— START INFORMATION SUPPLIED —
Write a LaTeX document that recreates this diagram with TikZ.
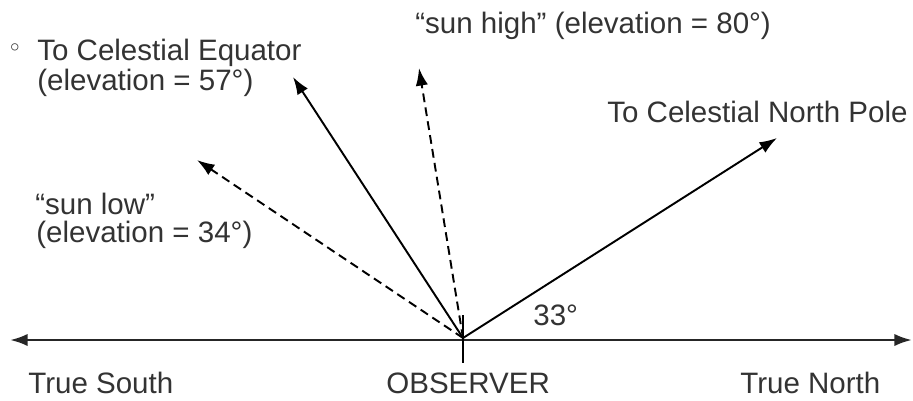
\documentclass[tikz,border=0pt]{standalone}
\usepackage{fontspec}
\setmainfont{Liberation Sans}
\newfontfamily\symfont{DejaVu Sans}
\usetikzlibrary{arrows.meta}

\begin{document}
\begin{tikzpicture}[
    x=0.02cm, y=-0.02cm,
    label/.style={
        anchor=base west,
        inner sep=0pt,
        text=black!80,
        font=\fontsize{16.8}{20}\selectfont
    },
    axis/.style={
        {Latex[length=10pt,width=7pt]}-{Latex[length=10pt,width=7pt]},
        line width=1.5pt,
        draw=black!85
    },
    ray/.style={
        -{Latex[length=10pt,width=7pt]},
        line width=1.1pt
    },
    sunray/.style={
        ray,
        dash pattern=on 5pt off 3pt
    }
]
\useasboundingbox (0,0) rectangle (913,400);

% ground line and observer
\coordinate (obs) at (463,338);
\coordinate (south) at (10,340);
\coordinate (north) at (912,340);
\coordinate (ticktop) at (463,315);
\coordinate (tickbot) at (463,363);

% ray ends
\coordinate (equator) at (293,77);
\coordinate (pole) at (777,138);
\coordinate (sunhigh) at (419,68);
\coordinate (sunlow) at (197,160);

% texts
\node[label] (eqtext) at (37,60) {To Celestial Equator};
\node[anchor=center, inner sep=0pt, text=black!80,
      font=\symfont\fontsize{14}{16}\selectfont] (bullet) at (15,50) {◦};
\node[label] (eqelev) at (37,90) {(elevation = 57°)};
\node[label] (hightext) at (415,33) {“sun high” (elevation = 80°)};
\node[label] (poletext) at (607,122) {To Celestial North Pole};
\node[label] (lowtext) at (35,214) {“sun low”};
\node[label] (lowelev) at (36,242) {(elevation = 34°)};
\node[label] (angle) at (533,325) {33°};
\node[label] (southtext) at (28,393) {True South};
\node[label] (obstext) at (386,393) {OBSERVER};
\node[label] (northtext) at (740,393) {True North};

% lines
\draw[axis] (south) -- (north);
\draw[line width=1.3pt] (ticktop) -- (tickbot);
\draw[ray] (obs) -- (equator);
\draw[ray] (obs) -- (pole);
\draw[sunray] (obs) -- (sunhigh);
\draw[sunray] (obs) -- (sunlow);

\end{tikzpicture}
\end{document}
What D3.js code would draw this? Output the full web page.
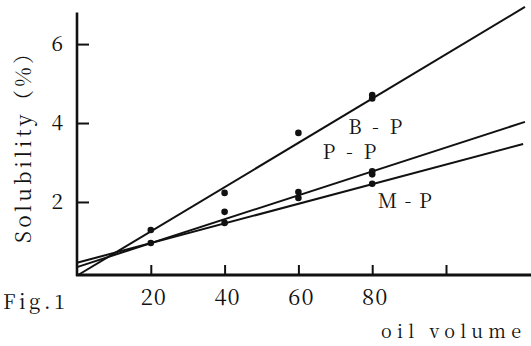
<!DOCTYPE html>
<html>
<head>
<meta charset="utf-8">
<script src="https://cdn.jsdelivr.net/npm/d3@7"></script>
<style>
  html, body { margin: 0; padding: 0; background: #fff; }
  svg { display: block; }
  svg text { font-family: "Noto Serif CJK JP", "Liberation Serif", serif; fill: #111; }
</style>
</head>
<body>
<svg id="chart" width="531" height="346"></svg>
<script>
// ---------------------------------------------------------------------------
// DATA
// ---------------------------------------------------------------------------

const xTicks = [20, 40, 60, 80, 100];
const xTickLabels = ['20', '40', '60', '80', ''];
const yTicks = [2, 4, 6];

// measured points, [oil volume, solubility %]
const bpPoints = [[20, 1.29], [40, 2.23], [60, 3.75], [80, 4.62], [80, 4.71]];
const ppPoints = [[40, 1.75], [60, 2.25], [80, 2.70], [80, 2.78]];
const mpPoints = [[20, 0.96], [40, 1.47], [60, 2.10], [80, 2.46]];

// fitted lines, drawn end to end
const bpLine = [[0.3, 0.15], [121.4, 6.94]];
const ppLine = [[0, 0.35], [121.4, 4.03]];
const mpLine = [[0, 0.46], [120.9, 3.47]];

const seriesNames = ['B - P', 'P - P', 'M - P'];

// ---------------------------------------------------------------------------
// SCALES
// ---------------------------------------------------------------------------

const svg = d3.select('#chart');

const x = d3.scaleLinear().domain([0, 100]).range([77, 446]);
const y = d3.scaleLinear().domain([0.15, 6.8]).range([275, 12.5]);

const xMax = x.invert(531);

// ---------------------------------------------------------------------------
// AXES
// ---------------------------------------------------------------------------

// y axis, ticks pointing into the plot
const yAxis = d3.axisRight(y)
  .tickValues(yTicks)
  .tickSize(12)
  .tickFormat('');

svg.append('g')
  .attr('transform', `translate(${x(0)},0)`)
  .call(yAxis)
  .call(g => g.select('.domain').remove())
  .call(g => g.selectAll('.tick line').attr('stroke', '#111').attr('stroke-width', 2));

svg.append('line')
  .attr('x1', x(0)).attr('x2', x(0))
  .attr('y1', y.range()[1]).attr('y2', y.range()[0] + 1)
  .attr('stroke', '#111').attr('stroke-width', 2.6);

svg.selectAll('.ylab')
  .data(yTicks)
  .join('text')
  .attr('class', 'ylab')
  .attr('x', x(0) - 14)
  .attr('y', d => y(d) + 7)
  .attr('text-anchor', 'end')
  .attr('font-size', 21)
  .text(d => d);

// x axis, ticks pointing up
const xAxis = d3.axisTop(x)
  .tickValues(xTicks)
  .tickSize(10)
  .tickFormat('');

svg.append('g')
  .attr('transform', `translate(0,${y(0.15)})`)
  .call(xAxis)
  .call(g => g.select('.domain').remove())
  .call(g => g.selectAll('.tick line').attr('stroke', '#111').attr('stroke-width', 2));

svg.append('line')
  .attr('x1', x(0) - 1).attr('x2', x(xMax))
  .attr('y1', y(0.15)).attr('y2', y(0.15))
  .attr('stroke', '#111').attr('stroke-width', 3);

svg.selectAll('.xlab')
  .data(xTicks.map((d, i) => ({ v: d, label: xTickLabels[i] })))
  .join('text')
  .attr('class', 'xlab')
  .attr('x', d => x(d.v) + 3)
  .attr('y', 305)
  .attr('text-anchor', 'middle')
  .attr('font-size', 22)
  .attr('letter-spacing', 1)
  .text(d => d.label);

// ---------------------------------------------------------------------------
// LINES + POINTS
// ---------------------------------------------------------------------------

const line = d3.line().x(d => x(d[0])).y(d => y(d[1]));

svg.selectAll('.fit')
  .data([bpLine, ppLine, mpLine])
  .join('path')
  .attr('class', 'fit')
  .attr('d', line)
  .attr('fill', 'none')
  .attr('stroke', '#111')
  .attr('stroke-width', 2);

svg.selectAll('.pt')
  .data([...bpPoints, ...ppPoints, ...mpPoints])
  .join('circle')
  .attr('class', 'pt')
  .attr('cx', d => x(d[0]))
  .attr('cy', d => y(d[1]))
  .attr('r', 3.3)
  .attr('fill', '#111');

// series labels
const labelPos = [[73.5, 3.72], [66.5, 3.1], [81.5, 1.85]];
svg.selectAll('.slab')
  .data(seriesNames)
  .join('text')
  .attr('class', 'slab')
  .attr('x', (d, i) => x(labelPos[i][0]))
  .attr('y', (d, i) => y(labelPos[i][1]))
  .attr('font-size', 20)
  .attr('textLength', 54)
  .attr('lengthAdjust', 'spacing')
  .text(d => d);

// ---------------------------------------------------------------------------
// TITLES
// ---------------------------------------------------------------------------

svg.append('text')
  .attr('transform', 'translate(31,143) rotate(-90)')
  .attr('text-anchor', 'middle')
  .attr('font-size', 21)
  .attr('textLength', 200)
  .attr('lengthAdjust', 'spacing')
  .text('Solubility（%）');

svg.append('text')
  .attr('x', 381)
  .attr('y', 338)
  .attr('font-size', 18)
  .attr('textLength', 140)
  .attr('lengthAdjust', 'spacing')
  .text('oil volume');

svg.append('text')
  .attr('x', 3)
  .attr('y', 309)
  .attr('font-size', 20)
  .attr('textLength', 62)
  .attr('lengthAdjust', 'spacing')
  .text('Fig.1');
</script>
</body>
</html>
— END INFORMATION SUPPLIED —
— START INFORMATION SUPPLIED —
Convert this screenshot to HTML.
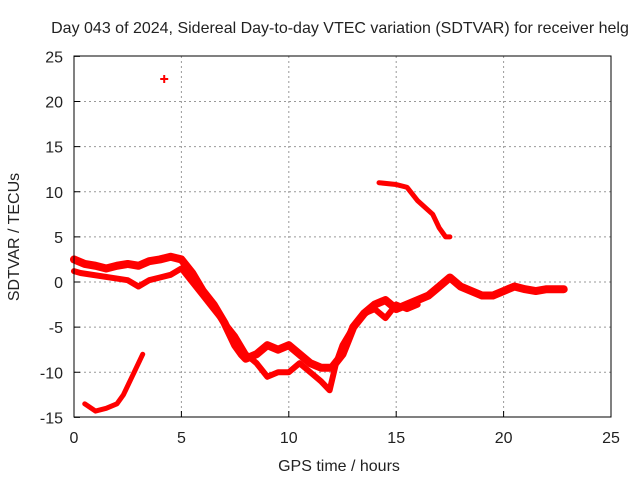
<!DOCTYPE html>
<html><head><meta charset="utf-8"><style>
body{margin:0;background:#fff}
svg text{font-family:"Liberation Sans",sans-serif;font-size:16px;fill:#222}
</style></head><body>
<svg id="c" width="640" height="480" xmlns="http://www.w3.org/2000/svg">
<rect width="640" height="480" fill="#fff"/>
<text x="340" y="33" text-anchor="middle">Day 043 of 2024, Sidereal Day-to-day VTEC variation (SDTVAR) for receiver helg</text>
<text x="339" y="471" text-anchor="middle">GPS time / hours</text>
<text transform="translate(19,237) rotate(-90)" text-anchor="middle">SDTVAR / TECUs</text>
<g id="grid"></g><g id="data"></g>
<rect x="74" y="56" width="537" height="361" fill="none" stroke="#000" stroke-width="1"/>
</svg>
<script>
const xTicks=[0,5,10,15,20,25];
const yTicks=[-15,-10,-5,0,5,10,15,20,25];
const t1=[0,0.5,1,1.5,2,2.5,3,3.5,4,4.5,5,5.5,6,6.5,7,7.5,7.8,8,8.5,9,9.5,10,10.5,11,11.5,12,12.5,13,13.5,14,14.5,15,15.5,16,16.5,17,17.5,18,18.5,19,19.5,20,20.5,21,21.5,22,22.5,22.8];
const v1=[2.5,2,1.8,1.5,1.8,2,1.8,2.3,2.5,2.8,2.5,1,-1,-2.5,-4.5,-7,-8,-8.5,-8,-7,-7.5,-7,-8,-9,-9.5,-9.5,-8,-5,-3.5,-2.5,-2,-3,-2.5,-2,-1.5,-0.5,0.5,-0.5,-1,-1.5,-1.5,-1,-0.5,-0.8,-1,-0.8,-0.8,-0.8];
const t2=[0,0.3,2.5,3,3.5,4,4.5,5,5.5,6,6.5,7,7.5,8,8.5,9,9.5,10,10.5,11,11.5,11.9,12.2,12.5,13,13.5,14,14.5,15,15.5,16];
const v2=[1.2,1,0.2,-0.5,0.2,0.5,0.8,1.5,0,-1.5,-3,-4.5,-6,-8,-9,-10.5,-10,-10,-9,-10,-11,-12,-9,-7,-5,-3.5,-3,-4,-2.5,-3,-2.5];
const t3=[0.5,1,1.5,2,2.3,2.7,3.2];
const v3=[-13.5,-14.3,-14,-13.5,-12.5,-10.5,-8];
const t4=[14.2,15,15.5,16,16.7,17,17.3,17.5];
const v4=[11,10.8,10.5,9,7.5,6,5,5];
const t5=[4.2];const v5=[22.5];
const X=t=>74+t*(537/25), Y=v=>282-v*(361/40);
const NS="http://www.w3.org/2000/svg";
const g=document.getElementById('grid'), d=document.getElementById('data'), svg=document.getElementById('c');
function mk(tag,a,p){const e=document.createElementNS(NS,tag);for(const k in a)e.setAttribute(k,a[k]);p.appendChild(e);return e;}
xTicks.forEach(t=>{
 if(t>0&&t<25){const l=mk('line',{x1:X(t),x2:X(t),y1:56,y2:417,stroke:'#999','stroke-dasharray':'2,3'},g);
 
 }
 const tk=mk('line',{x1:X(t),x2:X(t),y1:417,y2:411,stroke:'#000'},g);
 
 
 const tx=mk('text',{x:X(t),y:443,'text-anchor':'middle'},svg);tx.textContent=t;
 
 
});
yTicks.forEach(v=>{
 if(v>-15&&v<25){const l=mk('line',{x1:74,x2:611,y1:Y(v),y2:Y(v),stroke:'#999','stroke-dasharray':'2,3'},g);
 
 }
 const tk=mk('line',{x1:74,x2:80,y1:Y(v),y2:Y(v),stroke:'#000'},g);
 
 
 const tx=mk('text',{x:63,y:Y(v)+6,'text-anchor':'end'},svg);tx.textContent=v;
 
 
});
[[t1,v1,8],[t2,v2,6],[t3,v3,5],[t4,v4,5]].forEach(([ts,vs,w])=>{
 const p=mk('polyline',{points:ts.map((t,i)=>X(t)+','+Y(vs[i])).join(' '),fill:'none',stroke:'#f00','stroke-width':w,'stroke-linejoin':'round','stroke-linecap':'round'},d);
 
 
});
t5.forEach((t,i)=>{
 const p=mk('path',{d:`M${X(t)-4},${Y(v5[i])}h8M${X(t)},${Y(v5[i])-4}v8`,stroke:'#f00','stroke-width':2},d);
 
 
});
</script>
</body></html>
— END INFORMATION SUPPLIED —
_EXERCISE DIRECTIONS_: Tally how many lines of the records hold the word "this". Answer with the number only.

_ANSWER BELOW_: 3